Imagine a canvas not as a passive background but as an active space defined by geometric entities like circles, squares, or curves.
These are not shapes in the usual sense, but rather 'magnetic coils' that define the properties of the points near them. Our framework uses these geometric entities to derive and relate points. You can view them as topological abstractions as me or, if you prefer a more pragmatic view, as geometry piggybacking on top of geometry. Couldn’t argue against that.
Now picture a traditional Cartesian space next to this topological-like space. Points in this 'activated' space have more going on than just x and y coordinates. They also carry vector information for tangents and normals, and how far they are along the perimeter from the origin point. Very handy for drawing Bezier curves. That’s also what I thought.

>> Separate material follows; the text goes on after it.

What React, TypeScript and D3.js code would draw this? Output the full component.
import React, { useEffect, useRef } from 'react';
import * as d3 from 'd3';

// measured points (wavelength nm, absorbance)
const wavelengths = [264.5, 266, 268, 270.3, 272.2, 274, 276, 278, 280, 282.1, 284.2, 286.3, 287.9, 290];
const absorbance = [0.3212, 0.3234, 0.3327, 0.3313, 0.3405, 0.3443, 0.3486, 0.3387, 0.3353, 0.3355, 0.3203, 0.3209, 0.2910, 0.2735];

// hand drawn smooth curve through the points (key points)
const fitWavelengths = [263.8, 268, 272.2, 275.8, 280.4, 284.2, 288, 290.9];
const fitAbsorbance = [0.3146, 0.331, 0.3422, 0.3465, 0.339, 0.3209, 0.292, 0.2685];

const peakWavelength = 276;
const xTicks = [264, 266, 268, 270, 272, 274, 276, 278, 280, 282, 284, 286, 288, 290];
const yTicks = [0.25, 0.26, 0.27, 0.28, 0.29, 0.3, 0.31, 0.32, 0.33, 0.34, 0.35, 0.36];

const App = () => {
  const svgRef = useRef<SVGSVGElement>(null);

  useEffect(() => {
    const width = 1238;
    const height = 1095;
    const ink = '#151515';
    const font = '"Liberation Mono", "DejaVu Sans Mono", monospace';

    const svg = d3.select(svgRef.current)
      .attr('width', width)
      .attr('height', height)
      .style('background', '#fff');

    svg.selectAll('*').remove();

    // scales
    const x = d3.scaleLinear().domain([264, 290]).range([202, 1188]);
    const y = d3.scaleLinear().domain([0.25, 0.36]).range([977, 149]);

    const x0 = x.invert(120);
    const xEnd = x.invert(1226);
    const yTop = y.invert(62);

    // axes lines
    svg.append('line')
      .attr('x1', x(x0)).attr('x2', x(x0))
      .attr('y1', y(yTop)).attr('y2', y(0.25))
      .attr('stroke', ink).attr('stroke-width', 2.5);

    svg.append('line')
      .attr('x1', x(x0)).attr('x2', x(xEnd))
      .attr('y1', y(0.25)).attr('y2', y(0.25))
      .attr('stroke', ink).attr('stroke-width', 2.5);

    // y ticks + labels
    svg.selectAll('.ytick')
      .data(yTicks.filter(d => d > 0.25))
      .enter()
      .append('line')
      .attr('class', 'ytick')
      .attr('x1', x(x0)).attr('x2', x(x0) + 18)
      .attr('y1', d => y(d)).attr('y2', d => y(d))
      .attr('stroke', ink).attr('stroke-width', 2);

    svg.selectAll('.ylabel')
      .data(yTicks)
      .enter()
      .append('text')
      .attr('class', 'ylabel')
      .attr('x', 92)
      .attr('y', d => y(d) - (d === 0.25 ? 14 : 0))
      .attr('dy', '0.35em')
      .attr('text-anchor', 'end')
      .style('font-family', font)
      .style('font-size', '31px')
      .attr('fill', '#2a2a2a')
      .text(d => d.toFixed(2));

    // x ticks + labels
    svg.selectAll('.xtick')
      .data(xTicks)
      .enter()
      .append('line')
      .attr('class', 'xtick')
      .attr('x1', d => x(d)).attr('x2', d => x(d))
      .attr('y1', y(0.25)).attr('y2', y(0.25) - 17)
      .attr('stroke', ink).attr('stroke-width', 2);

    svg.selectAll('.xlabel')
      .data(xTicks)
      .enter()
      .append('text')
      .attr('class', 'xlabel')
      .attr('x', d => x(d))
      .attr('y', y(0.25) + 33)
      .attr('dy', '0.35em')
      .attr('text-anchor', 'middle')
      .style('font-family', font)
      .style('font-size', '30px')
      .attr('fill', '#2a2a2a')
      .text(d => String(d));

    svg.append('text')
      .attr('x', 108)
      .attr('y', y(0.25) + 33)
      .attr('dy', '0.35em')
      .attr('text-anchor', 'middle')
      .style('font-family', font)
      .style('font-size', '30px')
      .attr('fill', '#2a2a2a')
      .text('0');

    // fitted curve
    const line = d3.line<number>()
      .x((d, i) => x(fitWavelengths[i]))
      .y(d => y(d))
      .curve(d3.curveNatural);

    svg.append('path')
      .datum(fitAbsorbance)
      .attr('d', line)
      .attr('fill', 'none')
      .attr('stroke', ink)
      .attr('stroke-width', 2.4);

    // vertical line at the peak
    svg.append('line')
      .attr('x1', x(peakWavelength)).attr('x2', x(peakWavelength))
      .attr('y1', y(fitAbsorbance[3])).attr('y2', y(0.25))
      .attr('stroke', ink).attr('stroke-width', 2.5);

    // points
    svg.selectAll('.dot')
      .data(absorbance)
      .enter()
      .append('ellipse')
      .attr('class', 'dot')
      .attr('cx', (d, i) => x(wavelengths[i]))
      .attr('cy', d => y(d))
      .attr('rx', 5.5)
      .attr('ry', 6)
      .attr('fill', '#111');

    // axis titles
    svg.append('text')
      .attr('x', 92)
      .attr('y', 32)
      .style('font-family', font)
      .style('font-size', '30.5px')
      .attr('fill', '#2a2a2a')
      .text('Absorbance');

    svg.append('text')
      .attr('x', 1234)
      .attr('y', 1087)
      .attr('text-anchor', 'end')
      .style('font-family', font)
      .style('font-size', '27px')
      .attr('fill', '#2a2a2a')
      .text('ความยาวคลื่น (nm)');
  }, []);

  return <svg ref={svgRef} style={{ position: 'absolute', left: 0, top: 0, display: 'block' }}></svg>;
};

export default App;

I’ve called these ‘magnetic coils’, Attractors.
Attractors are the 'magnetic coils' used as sources of points in space. They provide methods for locating points along their implicit paths and generate points that retain the original geometric properties at their original locations, such as tangent and normal vectors, for use by other components.
Currently, two types of Attractors are implemented:
- Orbital: Defined by a circumference.
- Spine: Defined by a straight line or curve.

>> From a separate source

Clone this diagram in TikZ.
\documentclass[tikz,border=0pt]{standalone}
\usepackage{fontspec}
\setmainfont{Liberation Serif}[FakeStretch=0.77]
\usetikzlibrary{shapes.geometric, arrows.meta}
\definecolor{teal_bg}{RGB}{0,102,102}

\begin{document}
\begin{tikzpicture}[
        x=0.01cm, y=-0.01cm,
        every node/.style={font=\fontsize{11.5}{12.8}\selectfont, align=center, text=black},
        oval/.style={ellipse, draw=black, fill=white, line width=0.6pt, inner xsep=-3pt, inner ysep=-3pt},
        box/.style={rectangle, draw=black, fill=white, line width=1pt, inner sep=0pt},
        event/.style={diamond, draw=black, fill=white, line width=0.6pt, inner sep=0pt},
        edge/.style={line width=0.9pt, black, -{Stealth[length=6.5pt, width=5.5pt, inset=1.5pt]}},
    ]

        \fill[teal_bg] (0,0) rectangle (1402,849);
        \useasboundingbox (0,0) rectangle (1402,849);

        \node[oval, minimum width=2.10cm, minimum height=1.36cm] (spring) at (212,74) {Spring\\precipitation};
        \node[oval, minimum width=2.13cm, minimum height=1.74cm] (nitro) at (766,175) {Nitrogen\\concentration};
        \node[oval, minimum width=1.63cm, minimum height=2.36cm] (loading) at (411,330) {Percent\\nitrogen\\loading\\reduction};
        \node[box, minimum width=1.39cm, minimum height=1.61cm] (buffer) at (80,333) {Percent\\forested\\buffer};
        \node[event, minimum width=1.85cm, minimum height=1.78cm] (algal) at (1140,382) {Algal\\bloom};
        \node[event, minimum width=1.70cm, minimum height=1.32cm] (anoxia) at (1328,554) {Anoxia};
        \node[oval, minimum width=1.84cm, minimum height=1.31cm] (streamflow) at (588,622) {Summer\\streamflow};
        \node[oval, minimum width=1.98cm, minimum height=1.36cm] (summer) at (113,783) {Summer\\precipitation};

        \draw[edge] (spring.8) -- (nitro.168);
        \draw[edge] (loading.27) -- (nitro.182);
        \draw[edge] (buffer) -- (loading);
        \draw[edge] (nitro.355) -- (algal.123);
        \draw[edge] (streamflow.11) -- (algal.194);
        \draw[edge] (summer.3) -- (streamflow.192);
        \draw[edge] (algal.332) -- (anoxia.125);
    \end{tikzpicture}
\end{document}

The definition of an Attractor is intentionally left abstract and theoretical, allowing room for potential new Attractor types to be thought in the future.
An Attractor Field consists of a series of attractors organized around a common underlying attractor.
By default, these attractors are evenly distributed along the path that defines the geometry of the base attractor.
By design, they are intended to be configured, offering a variety of methods to control how attractors are arranged and transformed in relation to the base attractor.
Currently, two types of Attractor Fields are implemented:
- Orbital Field: The base attractor is an Orbital.
- Spinal Field: The base attractor is a Spine.
Both types allow for any combination of Orbitals and Spines to be added.
Additionally, it is possible to add Attractor Fields to other Attractor Fields, although this possibility hasn't been fully explored and tested.
A Hyperpoint is a point extracted from an Attractor, holding information about its position, tangent, normal, and other properties determined by the Attractor at the point of extraction.
The HyperPoint class also offers methods for manipulating and transforming the point along its tangent or normal vector.